Il Corriere della Sera di qualche giorno fa descriveva l’impatto con Roma e la Stazione Termini, di un turista o di un viaggiatore, come nel diciottesimo canto dell’Inferno dantesco, in cui i peccatori si trovavano immersi nello sterco. Gente che urina e defeca dappertutto, a causa del sovraffollamento da immigrati e della cronica carenza di bagni pubblici. Lo stesso si sarebbe potuto scrivere di Milano, a Porta Venezia, dove uno dei pochi bagni pubblici è quello del Mc Donald’s, ma anche di Firenze, i cui abitanti ne sanno qualche cosa, vista la maleducazione di gruppi di turisti.

La carenza di toilette per chi si trova in giro è uno delle tante del nostro Paese. Supermercati, banche, chiese, uffici pubblici ne sono sforniti (anche a pagamento) e chiunque si trovi a girare per una delle nostre città, è sottoposto al balzello del caffè per poterne usufruire. Lungo le autostrade non è difficile vedere uomini che bellamente fanno i loro bisogni, parzialmente coperti dalle portiere dell’auto. Milano attende un numero imprecisato di visitatori per l’Expo e a quanto pare questa sarà una delle emergenze della città, che accoglierà molte donne e uomini, anziani e disabili. Questo tema fa sorridere, ma se non vogliamo vedere le nostre città trasformate in toilette en plein air bisognerà pensarci.

Sono a Jaipur, in India, da quasi un mese, per i progetti di Vivere con Lentezza nelle bidonville, negli scorsi giorni si è celebrato il Toilet day, una manifestazione dedicata alla costruzione e all’uso dei bagni pubblici.
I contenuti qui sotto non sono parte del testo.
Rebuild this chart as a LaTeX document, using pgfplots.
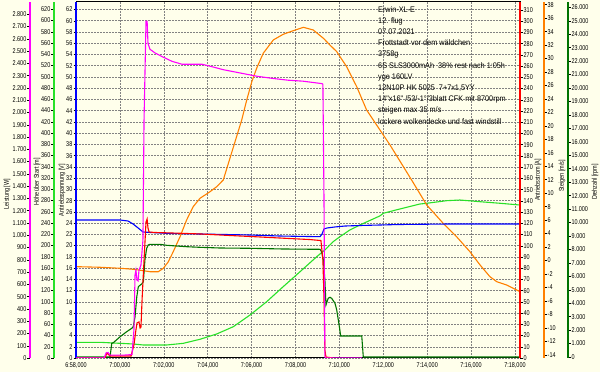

Per chi frequenta questo Paese, non solo nei grandi alberghi o viaggiando in pulmini air conditioned è evidente quanto questo evento sia necessario. Problema antico e irrisolto, visto che l’idea di questa giornata si attribuisce addirittura a Gandhi e per festeggiarlo vengono tagliate enormi torte a forma di turca.

Toilet-Day-India-blog

Il problema esiste anche da noi e la concentrazione di stranieri, poveracci, visitatori e turisti in gran numero non fa che accentuare questa mancanza. Non dico che dovremmo chiedere a Ferrero di pensare a un’etichetta della Nutella che la ricordi poi, di Giornate, ne abbiamo oltre la disponibilità del calendario. Un’attenzione a questo problema va rivolta, se non vogliamo ritrovarci immersi in uno degli aspetti, infernali della globalizzazione di cui, come per altri faremmo volentieri a meno.